Given instruction
Repeat the listing in full, preserving every character.

● ● ●

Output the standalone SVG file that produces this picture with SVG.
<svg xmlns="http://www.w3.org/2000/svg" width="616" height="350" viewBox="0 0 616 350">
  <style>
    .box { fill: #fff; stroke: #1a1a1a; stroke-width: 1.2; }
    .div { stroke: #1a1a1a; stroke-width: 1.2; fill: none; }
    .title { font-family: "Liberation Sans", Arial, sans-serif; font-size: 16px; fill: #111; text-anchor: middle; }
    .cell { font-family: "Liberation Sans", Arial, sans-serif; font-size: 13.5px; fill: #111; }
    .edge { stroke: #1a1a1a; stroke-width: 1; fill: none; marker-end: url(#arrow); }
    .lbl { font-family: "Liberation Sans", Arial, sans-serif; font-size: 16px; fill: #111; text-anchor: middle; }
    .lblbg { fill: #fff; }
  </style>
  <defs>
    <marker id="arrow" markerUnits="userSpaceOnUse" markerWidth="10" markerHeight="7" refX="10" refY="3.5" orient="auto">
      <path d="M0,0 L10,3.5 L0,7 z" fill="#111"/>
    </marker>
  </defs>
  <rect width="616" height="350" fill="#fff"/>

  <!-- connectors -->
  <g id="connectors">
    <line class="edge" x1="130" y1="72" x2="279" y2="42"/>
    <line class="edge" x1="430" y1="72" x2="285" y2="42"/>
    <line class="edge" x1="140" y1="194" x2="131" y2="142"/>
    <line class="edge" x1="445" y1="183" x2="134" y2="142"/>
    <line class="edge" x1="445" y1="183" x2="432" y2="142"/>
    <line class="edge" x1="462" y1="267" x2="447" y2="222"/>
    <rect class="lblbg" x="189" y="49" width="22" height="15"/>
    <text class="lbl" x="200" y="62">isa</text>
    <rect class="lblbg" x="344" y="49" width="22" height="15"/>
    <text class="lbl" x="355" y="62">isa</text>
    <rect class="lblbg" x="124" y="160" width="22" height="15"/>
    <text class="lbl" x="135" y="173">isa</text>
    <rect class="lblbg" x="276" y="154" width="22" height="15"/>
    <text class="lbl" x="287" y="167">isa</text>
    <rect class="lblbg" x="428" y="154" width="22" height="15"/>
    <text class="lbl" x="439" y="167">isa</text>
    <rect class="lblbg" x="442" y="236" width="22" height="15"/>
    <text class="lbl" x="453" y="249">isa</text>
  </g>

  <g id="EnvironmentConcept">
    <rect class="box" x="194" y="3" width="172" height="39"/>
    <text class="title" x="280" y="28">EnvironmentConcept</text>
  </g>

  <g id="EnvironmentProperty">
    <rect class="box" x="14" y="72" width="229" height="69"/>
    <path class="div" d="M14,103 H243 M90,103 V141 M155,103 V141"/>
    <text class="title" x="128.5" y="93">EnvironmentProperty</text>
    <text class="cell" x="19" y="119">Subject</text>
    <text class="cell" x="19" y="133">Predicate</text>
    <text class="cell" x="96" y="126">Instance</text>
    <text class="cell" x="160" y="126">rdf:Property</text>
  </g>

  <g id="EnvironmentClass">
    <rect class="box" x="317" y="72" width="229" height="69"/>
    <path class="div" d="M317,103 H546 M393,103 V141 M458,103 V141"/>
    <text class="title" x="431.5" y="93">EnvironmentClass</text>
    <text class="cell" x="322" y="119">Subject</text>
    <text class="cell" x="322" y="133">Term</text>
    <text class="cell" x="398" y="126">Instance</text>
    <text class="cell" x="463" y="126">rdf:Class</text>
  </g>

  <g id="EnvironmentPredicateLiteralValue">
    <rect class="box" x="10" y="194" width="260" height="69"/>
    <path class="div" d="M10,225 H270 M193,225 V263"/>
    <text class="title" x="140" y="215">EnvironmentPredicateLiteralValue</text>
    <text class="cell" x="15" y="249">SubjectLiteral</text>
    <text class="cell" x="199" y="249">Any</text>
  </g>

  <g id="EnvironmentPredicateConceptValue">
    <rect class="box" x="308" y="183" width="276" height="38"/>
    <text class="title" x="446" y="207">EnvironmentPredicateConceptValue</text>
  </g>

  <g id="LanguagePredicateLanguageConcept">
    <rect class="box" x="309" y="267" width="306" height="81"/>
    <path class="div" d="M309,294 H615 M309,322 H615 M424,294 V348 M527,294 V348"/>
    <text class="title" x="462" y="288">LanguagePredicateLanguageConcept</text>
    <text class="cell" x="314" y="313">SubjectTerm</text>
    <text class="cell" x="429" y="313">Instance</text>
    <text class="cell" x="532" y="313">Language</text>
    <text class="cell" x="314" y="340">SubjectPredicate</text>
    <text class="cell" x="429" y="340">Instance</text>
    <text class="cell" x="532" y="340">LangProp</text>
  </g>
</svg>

● ● ●

Response below
Output the standalone SVG file that produces this picture with SVG.
<svg xmlns="http://www.w3.org/2000/svg" width="616" height="350" viewBox="0 0 616 350">
  <style>
    .box { fill: #fff; stroke: #1a1a1a; stroke-width: 1.2; }
    .div { stroke: #1a1a1a; stroke-width: 1.2; fill: none; }
    .title { font-family: "Liberation Sans", Arial, sans-serif; font-size: 16px; fill: #111; text-anchor: middle; }
    .cell { font-family: "Liberation Sans", Arial, sans-serif; font-size: 13.5px; fill: #111; }
    .edge { stroke: #1a1a1a; stroke-width: 1; fill: none; marker-end: url(#arrow); }
    .lbl { font-family: "Liberation Sans", Arial, sans-serif; font-size: 16px; fill: #111; text-anchor: middle; }
    .lblbg { fill: #fff; }
  </style>
  <defs>
    <marker id="arrow" markerUnits="userSpaceOnUse" markerWidth="10" markerHeight="7" refX="10" refY="3.5" orient="auto">
      <path d="M0,0 L10,3.5 L0,7 z" fill="#111"/>
    </marker>
  </defs>
  <rect width="616" height="350" fill="#fff"/>

  <!-- connectors -->
  <g id="connectors">
    <line class="edge" x1="130" y1="72" x2="279" y2="42"/>
    <line class="edge" x1="430" y1="72" x2="285" y2="42"/>
    <line class="edge" x1="140" y1="194" x2="131" y2="142"/>
    <line class="edge" x1="445" y1="183" x2="134" y2="142"/>
    <line class="edge" x1="445" y1="183" x2="432" y2="142"/>
    <line class="edge" x1="462" y1="267" x2="447" y2="222"/>
    <rect class="lblbg" x="189" y="49" width="22" height="15"/>
    <text class="lbl" x="200" y="62">isa</text>
    <rect class="lblbg" x="344" y="49" width="22" height="15"/>
    <text class="lbl" x="355" y="62">isa</text>
    <rect class="lblbg" x="124" y="160" width="22" height="15"/>
    <text class="lbl" x="135" y="173">isa</text>
    <rect class="lblbg" x="276" y="154" width="22" height="15"/>
    <text class="lbl" x="287" y="167">isa</text>
    <rect class="lblbg" x="428" y="154" width="22" height="15"/>
    <text class="lbl" x="439" y="167">isa</text>
    <rect class="lblbg" x="442" y="236" width="22" height="15"/>
    <text class="lbl" x="453" y="249">isa</text>
  </g>

  <g id="EnvironmentConcept">
    <rect class="box" x="194" y="3" width="172" height="39"/>
    <text class="title" x="280" y="28">EnvironmentConcept</text>
  </g>

  <g id="EnvironmentProperty">
    <rect class="box" x="14" y="72" width="229" height="69"/>
    <path class="div" d="M14,103 H243 M90,103 V141 M155,103 V141"/>
    <text class="title" x="128.5" y="93">EnvironmentProperty</text>
    <text class="cell" x="19" y="119">Subject</text>
    <text class="cell" x="19" y="133">Predicate</text>
    <text class="cell" x="96" y="126">Instance</text>
    <text class="cell" x="160" y="126">rdf:Property</text>
  </g>

  <g id="EnvironmentClass">
    <rect class="box" x="317" y="72" width="229" height="69"/>
    <path class="div" d="M317,103 H546 M393,103 V141 M458,103 V141"/>
    <text class="title" x="431.5" y="93">EnvironmentClass</text>
    <text class="cell" x="322" y="119">Subject</text>
    <text class="cell" x="322" y="133">Term</text>
    <text class="cell" x="398" y="126">Instance</text>
    <text class="cell" x="463" y="126">rdf:Class</text>
  </g>

  <g id="EnvironmentPredicateLiteralValue">
    <rect class="box" x="10" y="194" width="260" height="69"/>
    <path class="div" d="M10,225 H270 M193,225 V263"/>
    <text class="title" x="140" y="215">EnvironmentPredicateLiteralValue</text>
    <text class="cell" x="15" y="249">SubjectLiteral</text>
    <text class="cell" x="199" y="249">Any</text>
  </g>

  <g id="EnvironmentPredicateConceptValue">
    <rect class="box" x="308" y="183" width="276" height="38"/>
    <text class="title" x="446" y="207">EnvironmentPredicateConceptValue</text>
  </g>

  <g id="LanguagePredicateLanguageConcept">
    <rect class="box" x="309" y="267" width="306" height="81"/>
    <path class="div" d="M309,294 H615 M309,322 H615 M424,294 V348 M527,294 V348"/>
    <text class="title" x="462" y="288">LanguagePredicateLanguageConcept</text>
    <text class="cell" x="314" y="313">SubjectTerm</text>
    <text class="cell" x="429" y="313">Instance</text>
    <text class="cell" x="532" y="313">Language</text>
    <text class="cell" x="314" y="340">SubjectPredicate</text>
    <text class="cell" x="429" y="340">Instance</text>
    <text class="cell" x="532" y="340">LangProp</text>
  </g>
</svg>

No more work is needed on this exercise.